• Task details: Nothing beyond the line containing "import pandas as pd" is to be printed; print exactly each line from the start of the records below through that line, leaving out pictures.

______________________________

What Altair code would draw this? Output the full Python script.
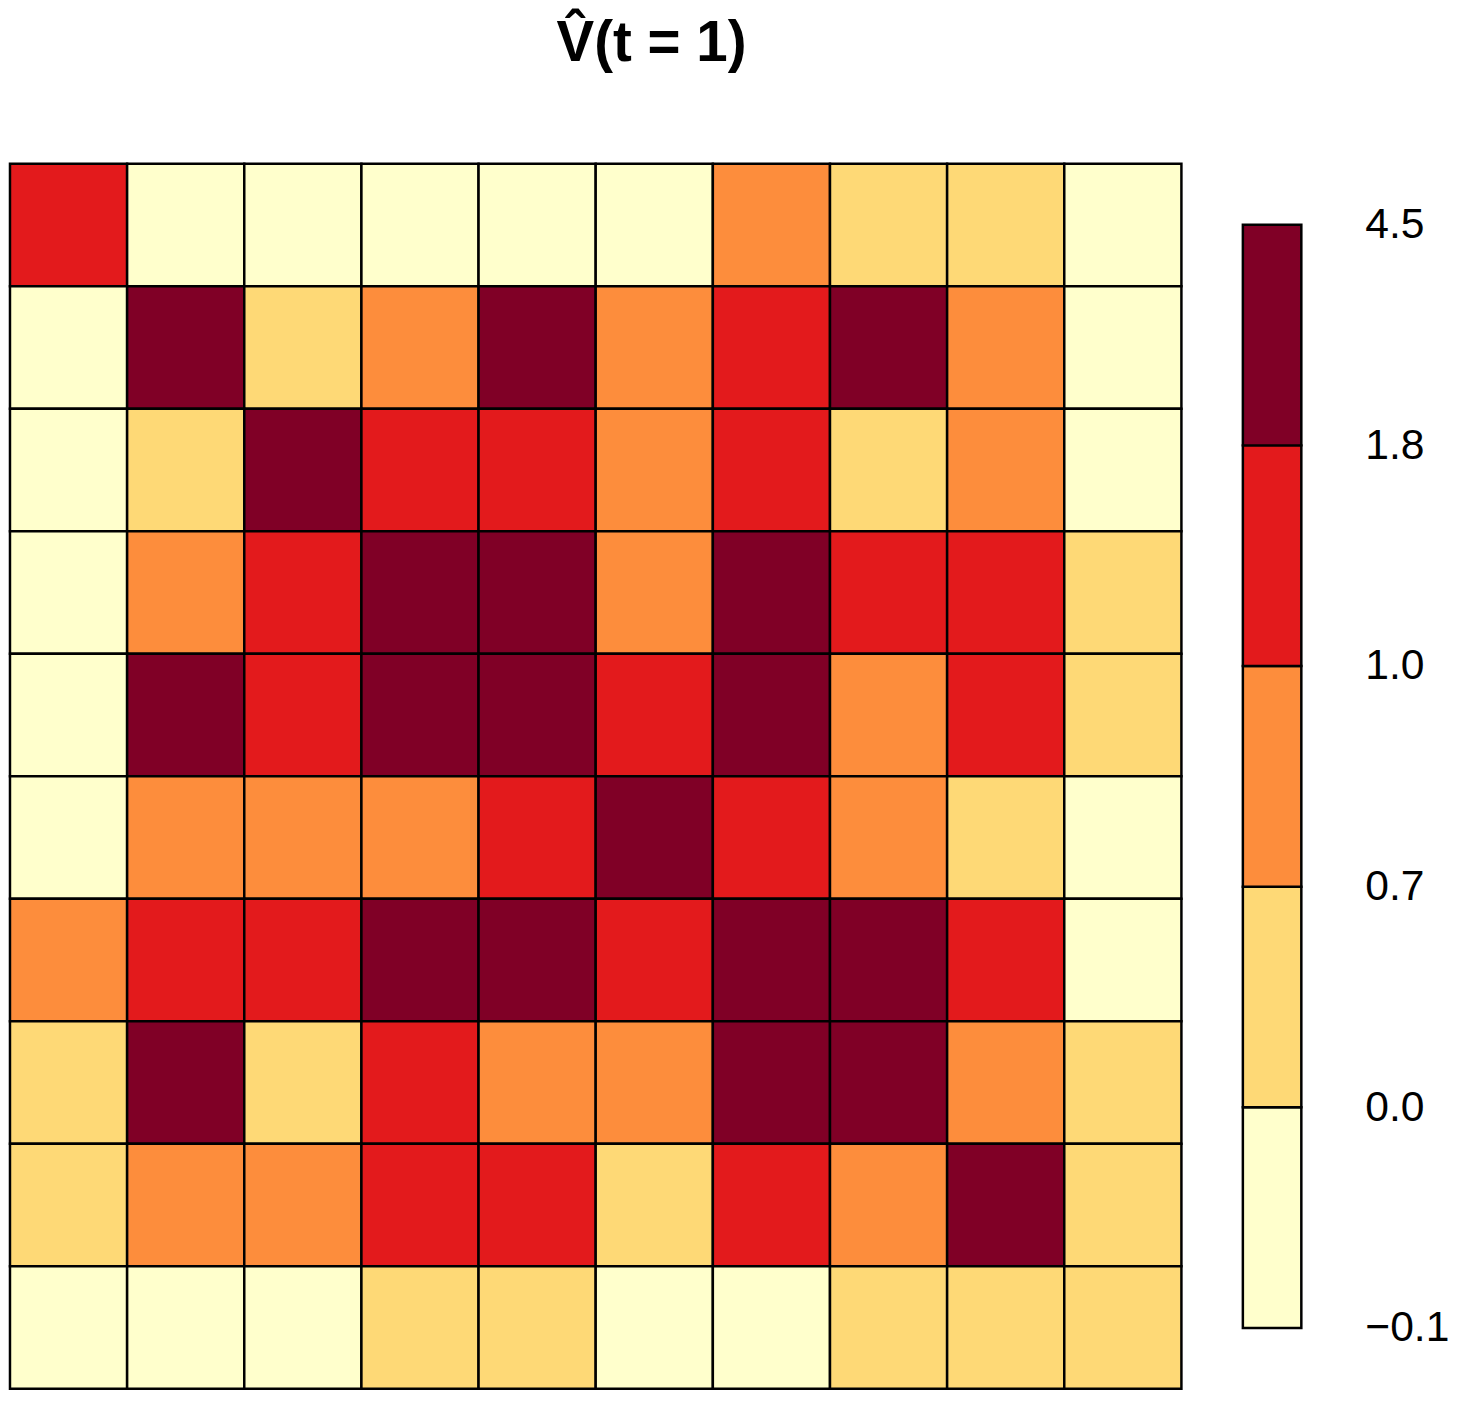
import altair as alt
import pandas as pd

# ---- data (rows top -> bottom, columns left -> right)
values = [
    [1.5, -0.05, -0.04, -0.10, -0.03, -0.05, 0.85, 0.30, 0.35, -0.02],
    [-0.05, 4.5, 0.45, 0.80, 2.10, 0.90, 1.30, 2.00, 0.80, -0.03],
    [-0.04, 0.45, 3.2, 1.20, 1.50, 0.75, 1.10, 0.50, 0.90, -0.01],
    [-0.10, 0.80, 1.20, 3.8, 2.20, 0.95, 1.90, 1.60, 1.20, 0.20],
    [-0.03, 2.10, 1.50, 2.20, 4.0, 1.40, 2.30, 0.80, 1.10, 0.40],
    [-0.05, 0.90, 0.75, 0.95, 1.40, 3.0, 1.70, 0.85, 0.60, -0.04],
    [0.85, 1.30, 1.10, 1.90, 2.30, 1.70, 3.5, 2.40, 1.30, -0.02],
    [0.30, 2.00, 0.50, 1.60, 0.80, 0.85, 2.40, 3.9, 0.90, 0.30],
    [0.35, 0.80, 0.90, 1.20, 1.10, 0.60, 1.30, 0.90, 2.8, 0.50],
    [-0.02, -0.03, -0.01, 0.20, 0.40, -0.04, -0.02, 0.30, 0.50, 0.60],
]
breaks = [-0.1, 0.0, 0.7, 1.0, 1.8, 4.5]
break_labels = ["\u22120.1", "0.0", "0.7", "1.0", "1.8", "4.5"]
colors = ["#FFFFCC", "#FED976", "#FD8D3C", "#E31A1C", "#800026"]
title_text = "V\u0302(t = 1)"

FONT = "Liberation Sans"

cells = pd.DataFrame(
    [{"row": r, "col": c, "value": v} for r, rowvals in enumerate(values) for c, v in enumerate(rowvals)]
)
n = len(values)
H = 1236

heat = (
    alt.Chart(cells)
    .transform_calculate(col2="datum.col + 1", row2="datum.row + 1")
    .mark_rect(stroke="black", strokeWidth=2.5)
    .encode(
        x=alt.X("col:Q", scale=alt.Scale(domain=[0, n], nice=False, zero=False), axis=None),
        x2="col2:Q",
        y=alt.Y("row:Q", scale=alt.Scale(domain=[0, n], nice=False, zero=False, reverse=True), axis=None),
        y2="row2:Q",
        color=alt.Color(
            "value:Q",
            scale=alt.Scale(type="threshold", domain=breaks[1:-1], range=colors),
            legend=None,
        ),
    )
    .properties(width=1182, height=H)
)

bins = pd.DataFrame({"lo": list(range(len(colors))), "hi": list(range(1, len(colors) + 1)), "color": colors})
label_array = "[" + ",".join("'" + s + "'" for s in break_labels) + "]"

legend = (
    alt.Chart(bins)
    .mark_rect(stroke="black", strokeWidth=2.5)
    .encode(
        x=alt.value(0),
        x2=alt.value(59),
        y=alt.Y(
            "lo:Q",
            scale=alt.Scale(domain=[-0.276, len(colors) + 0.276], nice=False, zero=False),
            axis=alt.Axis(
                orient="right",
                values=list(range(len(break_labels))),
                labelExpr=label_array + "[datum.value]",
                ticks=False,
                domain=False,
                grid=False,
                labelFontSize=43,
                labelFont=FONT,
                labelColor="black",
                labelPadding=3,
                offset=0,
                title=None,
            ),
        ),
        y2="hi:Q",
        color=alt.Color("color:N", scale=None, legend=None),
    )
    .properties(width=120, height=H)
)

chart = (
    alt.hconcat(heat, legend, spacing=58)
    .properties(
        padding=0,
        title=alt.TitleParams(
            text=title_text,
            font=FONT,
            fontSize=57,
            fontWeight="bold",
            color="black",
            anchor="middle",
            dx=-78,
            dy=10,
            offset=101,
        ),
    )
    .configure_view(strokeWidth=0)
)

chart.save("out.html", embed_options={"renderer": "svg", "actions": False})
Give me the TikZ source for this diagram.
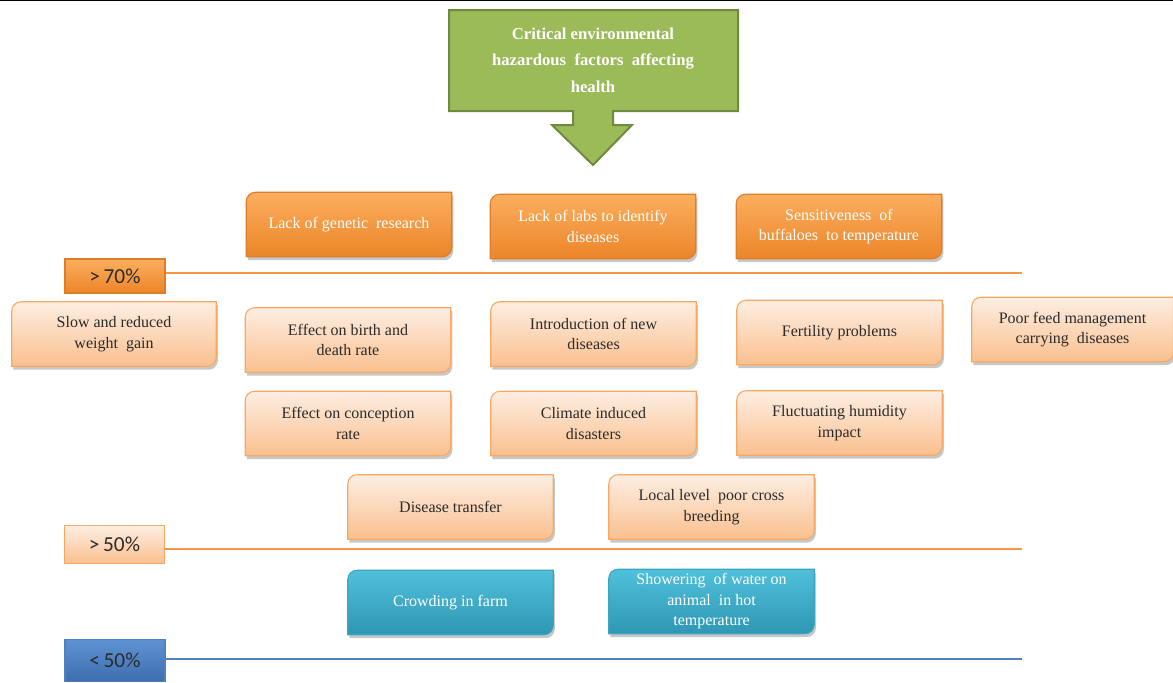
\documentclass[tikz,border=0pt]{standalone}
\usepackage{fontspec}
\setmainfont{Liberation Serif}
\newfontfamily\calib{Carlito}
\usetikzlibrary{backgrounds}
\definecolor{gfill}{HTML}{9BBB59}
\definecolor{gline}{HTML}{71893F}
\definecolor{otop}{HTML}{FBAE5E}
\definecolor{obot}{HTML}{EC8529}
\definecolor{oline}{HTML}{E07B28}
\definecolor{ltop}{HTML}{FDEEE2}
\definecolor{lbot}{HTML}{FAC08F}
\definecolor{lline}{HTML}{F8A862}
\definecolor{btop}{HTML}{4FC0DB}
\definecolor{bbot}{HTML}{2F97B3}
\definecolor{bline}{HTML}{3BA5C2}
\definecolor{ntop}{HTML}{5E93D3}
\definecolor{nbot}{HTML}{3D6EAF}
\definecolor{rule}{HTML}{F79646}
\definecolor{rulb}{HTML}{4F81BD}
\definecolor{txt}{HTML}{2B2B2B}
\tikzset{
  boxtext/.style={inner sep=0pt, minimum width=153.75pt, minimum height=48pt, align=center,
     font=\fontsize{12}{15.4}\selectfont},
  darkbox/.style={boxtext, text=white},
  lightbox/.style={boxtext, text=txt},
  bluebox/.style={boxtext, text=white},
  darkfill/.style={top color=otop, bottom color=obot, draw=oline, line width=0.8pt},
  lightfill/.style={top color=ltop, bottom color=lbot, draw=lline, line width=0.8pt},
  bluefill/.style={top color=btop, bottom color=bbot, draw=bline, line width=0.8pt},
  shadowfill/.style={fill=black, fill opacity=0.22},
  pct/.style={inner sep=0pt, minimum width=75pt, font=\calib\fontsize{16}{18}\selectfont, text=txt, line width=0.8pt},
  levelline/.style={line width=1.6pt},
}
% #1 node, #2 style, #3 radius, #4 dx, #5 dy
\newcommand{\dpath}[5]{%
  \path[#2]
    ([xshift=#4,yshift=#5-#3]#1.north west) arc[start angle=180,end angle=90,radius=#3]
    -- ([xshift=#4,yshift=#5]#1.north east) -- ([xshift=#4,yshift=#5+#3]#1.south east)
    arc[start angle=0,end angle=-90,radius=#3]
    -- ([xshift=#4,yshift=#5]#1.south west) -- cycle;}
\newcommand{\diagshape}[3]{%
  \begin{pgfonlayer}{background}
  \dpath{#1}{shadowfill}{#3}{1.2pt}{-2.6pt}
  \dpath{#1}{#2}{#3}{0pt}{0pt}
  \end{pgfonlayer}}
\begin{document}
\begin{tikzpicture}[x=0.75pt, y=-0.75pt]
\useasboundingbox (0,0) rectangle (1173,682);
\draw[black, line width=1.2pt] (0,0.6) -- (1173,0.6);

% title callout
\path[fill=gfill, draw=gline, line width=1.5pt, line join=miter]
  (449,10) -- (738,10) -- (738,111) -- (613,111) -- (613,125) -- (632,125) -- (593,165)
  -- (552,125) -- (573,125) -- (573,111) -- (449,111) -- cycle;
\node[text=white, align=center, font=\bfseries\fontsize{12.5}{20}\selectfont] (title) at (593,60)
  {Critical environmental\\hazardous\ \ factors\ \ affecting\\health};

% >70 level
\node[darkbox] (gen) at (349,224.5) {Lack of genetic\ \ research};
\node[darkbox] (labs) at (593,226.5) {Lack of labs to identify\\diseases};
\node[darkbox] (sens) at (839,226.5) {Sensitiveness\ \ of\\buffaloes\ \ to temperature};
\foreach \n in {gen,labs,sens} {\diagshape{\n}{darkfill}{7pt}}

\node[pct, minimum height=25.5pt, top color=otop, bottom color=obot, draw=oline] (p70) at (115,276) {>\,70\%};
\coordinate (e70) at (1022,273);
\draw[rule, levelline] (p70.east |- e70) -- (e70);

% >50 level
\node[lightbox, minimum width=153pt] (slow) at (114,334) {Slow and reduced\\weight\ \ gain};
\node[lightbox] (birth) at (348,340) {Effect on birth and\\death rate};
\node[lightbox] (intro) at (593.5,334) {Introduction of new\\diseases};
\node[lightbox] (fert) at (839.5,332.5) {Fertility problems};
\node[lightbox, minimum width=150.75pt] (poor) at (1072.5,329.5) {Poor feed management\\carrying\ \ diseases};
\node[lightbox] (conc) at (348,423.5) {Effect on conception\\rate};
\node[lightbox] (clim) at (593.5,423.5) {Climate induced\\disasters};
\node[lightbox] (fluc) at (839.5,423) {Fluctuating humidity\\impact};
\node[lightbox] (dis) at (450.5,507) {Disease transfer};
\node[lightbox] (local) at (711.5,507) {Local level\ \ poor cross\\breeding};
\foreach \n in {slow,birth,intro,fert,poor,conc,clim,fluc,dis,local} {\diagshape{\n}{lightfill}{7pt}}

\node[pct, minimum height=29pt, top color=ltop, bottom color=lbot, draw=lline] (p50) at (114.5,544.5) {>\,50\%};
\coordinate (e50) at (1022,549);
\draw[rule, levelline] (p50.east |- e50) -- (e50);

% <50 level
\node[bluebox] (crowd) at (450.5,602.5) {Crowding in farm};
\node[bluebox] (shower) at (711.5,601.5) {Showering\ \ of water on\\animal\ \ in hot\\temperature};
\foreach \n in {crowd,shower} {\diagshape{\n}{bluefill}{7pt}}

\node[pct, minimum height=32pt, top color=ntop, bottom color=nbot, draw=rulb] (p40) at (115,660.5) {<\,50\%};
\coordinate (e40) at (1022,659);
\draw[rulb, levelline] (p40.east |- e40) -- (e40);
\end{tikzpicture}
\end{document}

______________________________

• Answer for this exercise:
What Altair code would draw this? Output the full Python script.
import altair as alt
import pandas as pd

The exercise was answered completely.